Councillor defends presence
Timaru district councillor Hamish Fraser finds himself in an impossible situation: accused of attempting to intimidate community board members, when he says the only reason he attended this week's community board meetings was to hear the community's views.
He also had some options he hoped might give the boards more say in community affairs, but found himself stymied when board chairmen refused to let him speak.
Councillor and Temuka community board chairman Pat Mulvey has accused those councillors in favour of the district electing 10 councillors-at-large at next year's elections of attending this week's meetings with the aim of swaying the community boards' views.
One councillor is normally rostered to attend each meeting, but two have done so this week. Cr Fraser was rostered to attend the Temuka meeting, but chose to attend all three.
Rather than intimidate board members, he had hoped attending the meetings would have improved communication and given him a chance to hear their views, he said.
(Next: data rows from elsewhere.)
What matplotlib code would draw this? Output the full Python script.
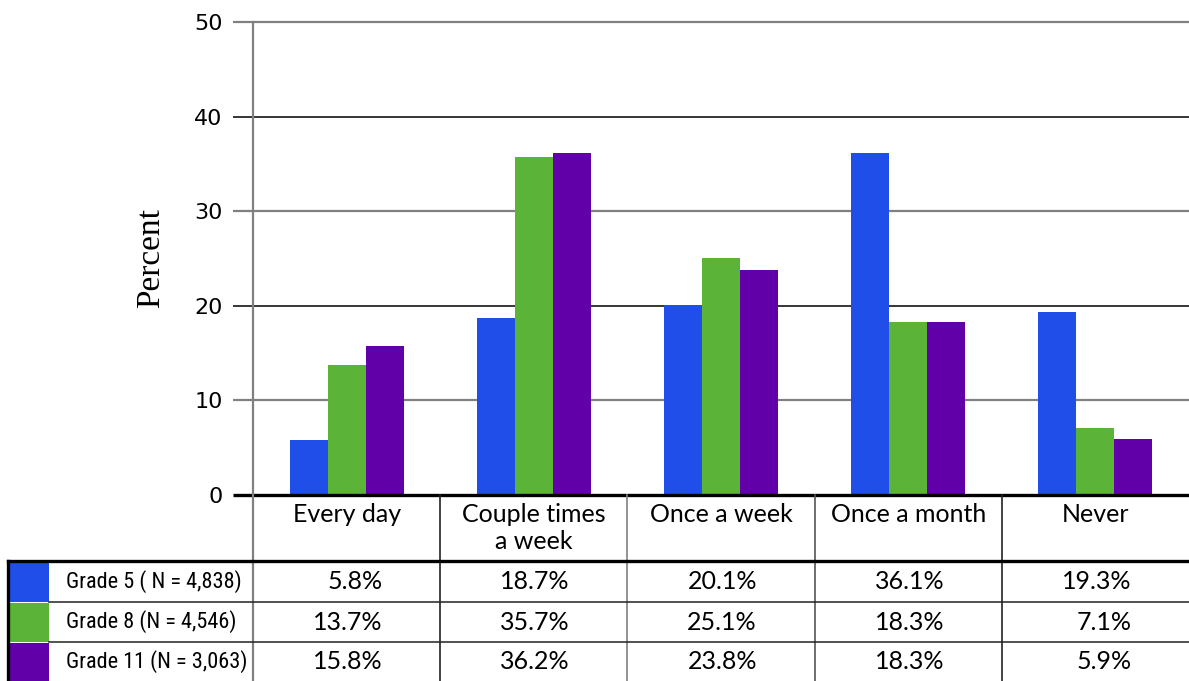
import matplotlib
matplotlib.use("Agg")
import matplotlib.pyplot as plt
from matplotlib import font_manager
import numpy as np
from matplotlib.patches import Rectangle

categories = ["Every day", "Couple times\na week", "Once a week", "Once a month", "Never"]
groups = ["Grade 5 ( N = 4,838)", "Grade 8 (N = 4,546)", "Grade 11 (N = 3,063)"]
grade5 = [5.8, 18.7, 20.1, 36.1, 19.3]
grade8 = [13.7, 35.7, 25.1, 18.3, 7.1]
grade11 = [15.8, 36.2, 23.8, 18.3, 5.9]
yticks = [0, 10, 20, 30, 40, 50]

series = [grade5, grade8, grade11]
cols = ["#1f4fe8", "#5bb437", "#6100a9"]

installed = {f.name for f in font_manager.fontManager.ttflist}
narrow = "Roboto"
for cand in ["Liberation Sans Narrow", "DejaVu Sans Condensed", "Roboto Condensed"]:
    if cand in installed:
        narrow = cand
        break

W, H = 1189, 681
fig = plt.figure(figsize=(W / 100, H / 100), dpi=100)

# main bar axes, placed in pixel terms
ax_l, ax_r, ax_t, ax_b = 253, 1189, 22, 495
ax = fig.add_axes([ax_l / W, (H - ax_b) / H, (ax_r - ax_l) / W, (ax_b - ax_t) / H])

x = np.arange(len(categories))
bw = 0.203
for i, vals in enumerate(series):
    ax.bar(x + (i - 1) * bw, vals, width=bw, color=cols[i], zorder=3)

ax.set_xlim(-0.5, len(categories) - 0.5)
ax.set_ylim(0, 50)
ax.set_xticks([])
ax.set_yticks(yticks)
ax.tick_params(axis="y", length=0, pad=22, labelsize=16)
for lab in ax.get_yticklabels():
    lab.set_fontfamily("DejaVu Sans")
for s in ax.spines.values():
    s.set_visible(False)

grid_cols = ["#000000", "#808080", "#000000", "#808080", "#000000", "#808080"]
tick_off = -20 / (ax_r - ax_l)
for k, yv in enumerate(yticks):
    if yv == 0:
        continue
    ax.hlines(yv, tick_off, 1, transform=ax.get_yaxis_transform(),
              color=grid_cols[k], lw=1.1 if k % 2 == 0 else 1.6, clip_on=False, zorder=1)
ax.hlines(0, tick_off, 1, transform=ax.get_yaxis_transform(),
          color="black", lw=2.4, clip_on=False, zorder=4)

ax.set_ylabel("Percent", family="Liberation Serif", fontsize=24, labelpad=20)

# overlay in pixel coordinates for the data table
ov = fig.add_axes([0, 0, 1, 1], facecolor="none")
ov.set_xlim(0, W)
ov.set_ylim(H, 0)
ov.axis("off")

col_w = (ax_r - ax_l) / len(categories)
centers = [ax_l + (i + 0.5) * col_w for i in range(len(categories))]
row_tops = [561, 602, 642, 681]

ov.plot([ax_l, ax_l], [ax_t, H], color="#808080", lw=1.6)
div_cols = ["#222222", "#808080", "#555555", "#222222"]
for i in range(1, len(categories)):
    xd = ax_l + i * col_w
    ov.plot([xd, xd], [ax_b, H], color=div_cols[i - 1], lw=1.2)

ov.plot([8, W], [561, 561], color="black", lw=2.4)
ov.plot([8, 8], [561, H], color="black", lw=2.4)
for yr in row_tops[1:3]:
    ov.plot([49, W], [yr, yr], color="#222222", lw=1.1)

for i, cat in enumerate(categories):
    ov.text(centers[i], 503, cat, ha="center", va="top", fontsize=18,
            family="Lato", linespacing=1.2)

for r, g in enumerate(groups):
    y0, y1 = row_tops[r], row_tops[r + 1]
    yc = (y0 + y1) / 2
    ov.add_patch(Rectangle((10, y0 + 1), 39, y1 - y0 - 1, color=cols[r], lw=0))
    ov.text(66, yc, g, ha="left", va="center", fontsize=16, family=narrow)
    for i, v in enumerate(series[r]):
        ov.text(centers[i] + 36, yc, f"{v:.1f}%", ha="right", va="center",
                fontsize=18, family="Lato")

fig.savefig("out.png", dpi=100)
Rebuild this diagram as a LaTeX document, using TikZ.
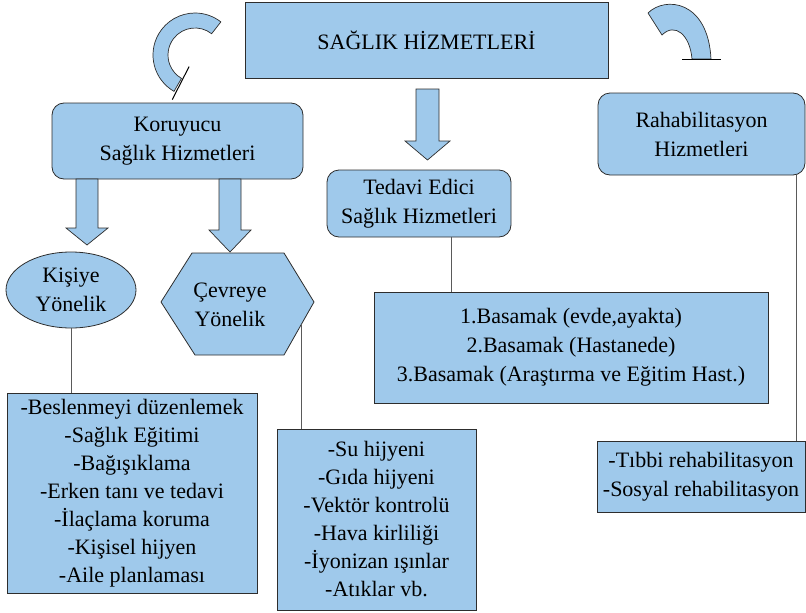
\documentclass[tikz,border=0pt]{standalone}
\usepackage{fontspec}
\setmainfont{LiberationSerif}[Extension=.ttf, UprightFont=*-Regular, BoldFont=*-Bold, ItalicFont=*-Italic, BoldItalicFont=*-BoldItalic]
\usetikzlibrary{shapes.geometric,calc}
\definecolor{boxfill}{RGB}{159,201,235}
\definecolor{boxline}{RGB}{45,45,45}
\definecolor{conn}{RGB}{90,90,90}
\begin{document}
\begin{tikzpicture}[x=1pt,y=-1pt,
  txt/.style={font=\fontsize{22}{29}\selectfont, align=center, text=black},
  listtxt/.style={font=\fontsize{22}{28}\selectfont, align=center, text=black},
  shapebase/.style={draw=boxline, fill=boxfill, line width=0.8pt, inner sep=0pt},
  sqbox/.style={shapebase, rectangle},
  rbox/.style={shapebase, rectangle, rounded corners=12pt},
  blockarrow/.style={draw=boxline, fill=boxfill, line width=0.7pt, line join=miter},
  conline/.style={draw=conn, line width=1pt}]
\useasboundingbox (0,0) rectangle (806,613);

% main box
\node[sqbox, txt, minimum width=363pt, minimum height=76pt] (main) at (426.5,40) {SAĞLIK HİZMETLERİ};

% second level
\node[rbox, txt, minimum width=251pt, minimum height=76pt] (kor) at (177.5,141) {Koruyucu\\Sağlık Hizmetleri};
\node[rbox, txt, minimum width=184pt, minimum height=67pt] (ted) at (419,203.5) {Tedavi Edici\\Sağlık Hizmetleri};
\node[rbox, txt, minimum width=207pt, minimum height=82pt] (rah) at (701.5,134) {Rahabilitasyon\\Hizmetleri};

% third level
\node[shapebase, ellipse, txt, minimum width=130pt, minimum height=76pt] (kis) at (71,290) {Kişiye\\Yönelik};
\coordinate (hl) at (161,302);
\coordinate (htl) at (192,253);
\coordinate (htr) at (284,253);
\coordinate (hr) at (314,302);
\coordinate (hbr) at (284,355);
\coordinate (hbl) at (195,355);
\draw[shapebase] (hl) -- (htl) -- (htr) -- (hr) -- (hbr) -- (hbl) -- cycle;
\node[txt] (cev) at (230,305) {Çevreye\\Yönelik};
\coordinate (hedge) at ($(hr)!0.42!(hbr)$);

\node[sqbox, txt, minimum width=394pt, minimum height=111pt] (bas) at (571,347.5)
  {1.Basamak (evde,ayakta)\\2.Basamak (Hastanede)\\3.Basamak (Araştırma ve Eğitim Hast.)};
\node[sqbox, txt, minimum width=208pt, minimum height=71pt] (reh) at (701,476.5)
  {-Tıbbi rehabilitasyon\\-Sosyal rehabilitasyon};
\node[sqbox, listtxt, minimum width=250pt, minimum height=200pt] (kisl) at (132,493)
  {-Beslenmeyi düzenlemek\\-Sağlık Eğitimi\\-Bağışıklama\\-Erken tanı ve tedavi\\-İlaçlama koruma\\-Kişisel hijyen\\-Aile planlaması};
\node[sqbox, listtxt, minimum width=199pt, minimum height=181pt] (cevl) at (376.5,519.5)
  {-Su hijyeni\\-Gıda hijyeni\\-Vektör kontrolü\\-Hava kirliliği\\-İyonizan ışınlar\\-Atıklar vb.};

% connectors
\draw[conline] (kis.south) -- (kis.south |- kisl.north);
\draw[conline] (hedge) -- (hedge |- cevl.north);
\draw[conline] ([xshift=32pt]ted.south) -- ([xshift=32pt]ted.south |- bas.north);
\draw[conline] ([xshift=94.5pt]rah.south) -- ([xshift=94.5pt]rah.south |- reh.north);

% block arrows
\draw[blockarrow] (416,89) -- (439,89) -- (439,141) -- (450,141) -- (427.5,160) -- (405,141) -- (416,141) -- cycle;
\draw[blockarrow] (76,179) -- (98,179) -- (98,228) -- (108,228) -- (87,245) -- (66,228) -- (76,228) -- cycle;
\draw[blockarrow] (219,179) -- (241,179) -- (241,230) -- (251,230) -- (230,252) -- (209,230) -- (219,230) -- cycle;

% curved arrows
\draw[blockarrow] (195,55) ++(120:42) arc[start angle=120,end angle=308,radius=42]
  -- ($(195,55)+(308:27)$) arc[start angle=308,end angle=120,radius=27] -- cycle;
\draw[line width=1pt, black] ($(195,55)+(117:13)$) -- ($(195,55)+(117:50)$);

\draw[blockarrow] (648,13) .. controls (665,-4) and (708,0) .. (711,59)
  -- (692,59) .. controls (690,35) and (675,22) .. (662,35) -- cycle;
\draw[line width=1pt, black] (682,59) -- (721,59);
\end{tikzpicture}
\end{document}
He believed that was especially necessary as the council vote in favour of going to the at-large voting option was 6-5.
"It is common practice for the chair to invite you to be involved; it is conducive to healthy debate and reasoning."
Cr Fraser said he would have been happy to answer questions.
"I think the discussion was severely lacking; I would have been more than happy to talk about it."
Also with him at the Pleasant Point meeting was Cr Steve Earnshaw who has surveyed a number of councils on their experiences of electing councillors-at-large.
Among the responses received was one from the Wanganui District Council, which now gives community board chairmen speaking rights in the council chamber.
It had been his intention to suggest the community boards might like to ask the district council to look at such a setup. Such a system would give the community boards the authority, autonomy and representation he believed they should have.